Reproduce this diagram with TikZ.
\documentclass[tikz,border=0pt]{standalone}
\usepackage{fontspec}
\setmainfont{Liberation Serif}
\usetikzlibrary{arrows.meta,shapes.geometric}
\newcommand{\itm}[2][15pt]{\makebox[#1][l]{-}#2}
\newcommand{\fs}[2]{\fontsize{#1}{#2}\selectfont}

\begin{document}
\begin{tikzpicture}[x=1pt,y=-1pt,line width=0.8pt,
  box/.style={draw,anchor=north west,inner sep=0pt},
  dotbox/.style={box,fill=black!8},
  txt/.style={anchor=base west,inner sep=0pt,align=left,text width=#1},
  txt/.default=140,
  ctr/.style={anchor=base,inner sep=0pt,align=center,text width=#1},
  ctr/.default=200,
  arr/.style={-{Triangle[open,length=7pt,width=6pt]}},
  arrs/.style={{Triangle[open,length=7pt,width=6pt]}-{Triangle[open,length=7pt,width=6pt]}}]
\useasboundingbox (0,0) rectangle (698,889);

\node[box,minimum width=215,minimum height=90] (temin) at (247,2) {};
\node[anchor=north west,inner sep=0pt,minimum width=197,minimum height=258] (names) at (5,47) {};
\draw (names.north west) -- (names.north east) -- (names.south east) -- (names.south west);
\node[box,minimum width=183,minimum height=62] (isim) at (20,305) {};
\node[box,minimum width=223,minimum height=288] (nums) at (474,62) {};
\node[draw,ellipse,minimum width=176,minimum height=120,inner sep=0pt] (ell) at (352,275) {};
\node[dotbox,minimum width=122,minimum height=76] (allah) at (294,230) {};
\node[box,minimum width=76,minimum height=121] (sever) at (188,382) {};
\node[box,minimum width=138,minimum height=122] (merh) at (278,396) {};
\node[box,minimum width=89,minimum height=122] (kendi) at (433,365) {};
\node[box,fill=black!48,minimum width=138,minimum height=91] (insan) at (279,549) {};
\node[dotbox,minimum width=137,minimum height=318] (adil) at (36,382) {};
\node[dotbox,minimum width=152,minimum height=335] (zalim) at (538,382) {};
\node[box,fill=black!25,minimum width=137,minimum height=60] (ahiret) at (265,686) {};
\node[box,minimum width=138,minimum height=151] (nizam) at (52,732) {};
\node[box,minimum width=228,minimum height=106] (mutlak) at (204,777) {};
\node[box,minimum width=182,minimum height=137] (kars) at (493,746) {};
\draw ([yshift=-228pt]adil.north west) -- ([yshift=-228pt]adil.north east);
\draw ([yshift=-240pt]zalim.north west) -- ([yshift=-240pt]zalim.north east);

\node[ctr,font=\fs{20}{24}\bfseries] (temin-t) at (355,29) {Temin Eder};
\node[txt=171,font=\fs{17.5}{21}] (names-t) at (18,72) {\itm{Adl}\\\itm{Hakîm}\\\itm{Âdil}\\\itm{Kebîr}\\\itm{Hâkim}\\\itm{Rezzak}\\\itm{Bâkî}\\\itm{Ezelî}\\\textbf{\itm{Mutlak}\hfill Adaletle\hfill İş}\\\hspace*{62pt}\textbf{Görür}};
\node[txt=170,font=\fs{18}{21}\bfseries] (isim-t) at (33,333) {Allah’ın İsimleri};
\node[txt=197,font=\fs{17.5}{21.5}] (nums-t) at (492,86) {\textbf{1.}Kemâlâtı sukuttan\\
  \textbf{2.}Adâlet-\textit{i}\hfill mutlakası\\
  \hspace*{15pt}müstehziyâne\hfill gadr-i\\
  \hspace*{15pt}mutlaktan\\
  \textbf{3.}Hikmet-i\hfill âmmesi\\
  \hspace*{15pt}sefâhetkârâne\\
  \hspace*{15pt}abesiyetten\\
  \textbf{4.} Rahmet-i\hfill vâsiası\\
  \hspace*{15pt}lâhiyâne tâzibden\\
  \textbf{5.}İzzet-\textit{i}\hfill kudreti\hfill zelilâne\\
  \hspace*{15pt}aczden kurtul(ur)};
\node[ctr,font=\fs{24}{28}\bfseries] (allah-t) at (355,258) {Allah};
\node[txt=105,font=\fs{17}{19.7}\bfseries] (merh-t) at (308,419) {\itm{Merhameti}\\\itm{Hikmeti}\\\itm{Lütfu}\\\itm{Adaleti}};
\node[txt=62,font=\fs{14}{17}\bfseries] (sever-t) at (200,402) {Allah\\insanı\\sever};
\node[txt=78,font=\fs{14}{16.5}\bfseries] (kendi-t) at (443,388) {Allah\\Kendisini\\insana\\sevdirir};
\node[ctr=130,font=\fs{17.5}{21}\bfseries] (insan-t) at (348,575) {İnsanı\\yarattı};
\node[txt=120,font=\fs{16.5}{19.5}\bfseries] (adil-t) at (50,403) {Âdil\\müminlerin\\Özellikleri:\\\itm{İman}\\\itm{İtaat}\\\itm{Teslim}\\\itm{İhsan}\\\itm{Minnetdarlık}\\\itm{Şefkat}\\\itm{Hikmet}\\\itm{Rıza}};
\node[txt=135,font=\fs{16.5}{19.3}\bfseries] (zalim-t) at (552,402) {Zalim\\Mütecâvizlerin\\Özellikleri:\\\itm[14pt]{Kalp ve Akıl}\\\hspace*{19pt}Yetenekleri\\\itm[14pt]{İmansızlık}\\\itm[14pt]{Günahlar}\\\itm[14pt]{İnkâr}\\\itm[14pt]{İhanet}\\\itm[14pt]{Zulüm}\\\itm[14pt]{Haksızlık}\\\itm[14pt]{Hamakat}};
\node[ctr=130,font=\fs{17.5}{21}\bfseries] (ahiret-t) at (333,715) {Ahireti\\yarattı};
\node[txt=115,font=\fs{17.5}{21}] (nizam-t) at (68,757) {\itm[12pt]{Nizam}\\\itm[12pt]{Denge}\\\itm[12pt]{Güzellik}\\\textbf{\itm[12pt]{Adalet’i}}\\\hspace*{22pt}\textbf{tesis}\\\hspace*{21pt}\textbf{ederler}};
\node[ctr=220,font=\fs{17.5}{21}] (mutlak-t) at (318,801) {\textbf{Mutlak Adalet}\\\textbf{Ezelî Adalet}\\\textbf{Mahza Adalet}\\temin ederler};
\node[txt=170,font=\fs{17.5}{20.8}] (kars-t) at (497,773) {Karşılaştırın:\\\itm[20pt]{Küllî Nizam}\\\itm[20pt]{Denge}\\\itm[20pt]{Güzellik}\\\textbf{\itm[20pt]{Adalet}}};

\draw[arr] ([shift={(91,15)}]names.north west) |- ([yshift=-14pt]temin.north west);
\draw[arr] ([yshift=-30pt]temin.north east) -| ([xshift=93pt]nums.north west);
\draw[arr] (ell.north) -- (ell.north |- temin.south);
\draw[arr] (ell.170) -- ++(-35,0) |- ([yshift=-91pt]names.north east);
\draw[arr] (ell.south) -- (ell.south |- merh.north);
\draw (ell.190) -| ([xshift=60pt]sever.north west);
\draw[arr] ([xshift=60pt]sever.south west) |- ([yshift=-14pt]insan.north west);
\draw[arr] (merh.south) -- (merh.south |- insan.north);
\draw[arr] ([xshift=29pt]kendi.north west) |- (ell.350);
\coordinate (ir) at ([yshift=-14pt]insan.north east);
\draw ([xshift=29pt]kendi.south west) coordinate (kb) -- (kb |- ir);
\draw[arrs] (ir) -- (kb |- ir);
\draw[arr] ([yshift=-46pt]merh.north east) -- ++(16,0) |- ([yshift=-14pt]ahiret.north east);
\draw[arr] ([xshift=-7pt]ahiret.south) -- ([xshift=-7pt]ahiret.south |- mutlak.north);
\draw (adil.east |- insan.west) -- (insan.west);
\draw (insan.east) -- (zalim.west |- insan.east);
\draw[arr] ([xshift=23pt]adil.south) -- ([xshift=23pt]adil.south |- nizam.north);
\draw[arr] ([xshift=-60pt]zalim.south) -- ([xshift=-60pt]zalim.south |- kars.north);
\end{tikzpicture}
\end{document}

===

◆ Task goal ◆
Return exactly the opening lines of the listing above, ending with the line that has "(0,0) rectangle (698,889);".

◆ Result for this exercise ◆
Reproduce this diagram with TikZ.
\documentclass[tikz,border=0pt]{standalone}
\usepackage{fontspec}
\setmainfont{Liberation Serif}
\usetikzlibrary{arrows.meta,shapes.geometric}
\newcommand{\itm}[2][15pt]{\makebox[#1][l]{-}#2}
\newcommand{\fs}[2]{\fontsize{#1}{#2}\selectfont}

\begin{document}
\begin{tikzpicture}[x=1pt,y=-1pt,line width=0.8pt,
  box/.style={draw,anchor=north west,inner sep=0pt},
  dotbox/.style={box,fill=black!8},
  txt/.style={anchor=base west,inner sep=0pt,align=left,text width=#1},
  txt/.default=140,
  ctr/.style={anchor=base,inner sep=0pt,align=center,text width=#1},
  ctr/.default=200,
  arr/.style={-{Triangle[open,length=7pt,width=6pt]}},
  arrs/.style={{Triangle[open,length=7pt,width=6pt]}-{Triangle[open,length=7pt,width=6pt]}}]
\useasboundingbox (0,0) rectangle (698,889);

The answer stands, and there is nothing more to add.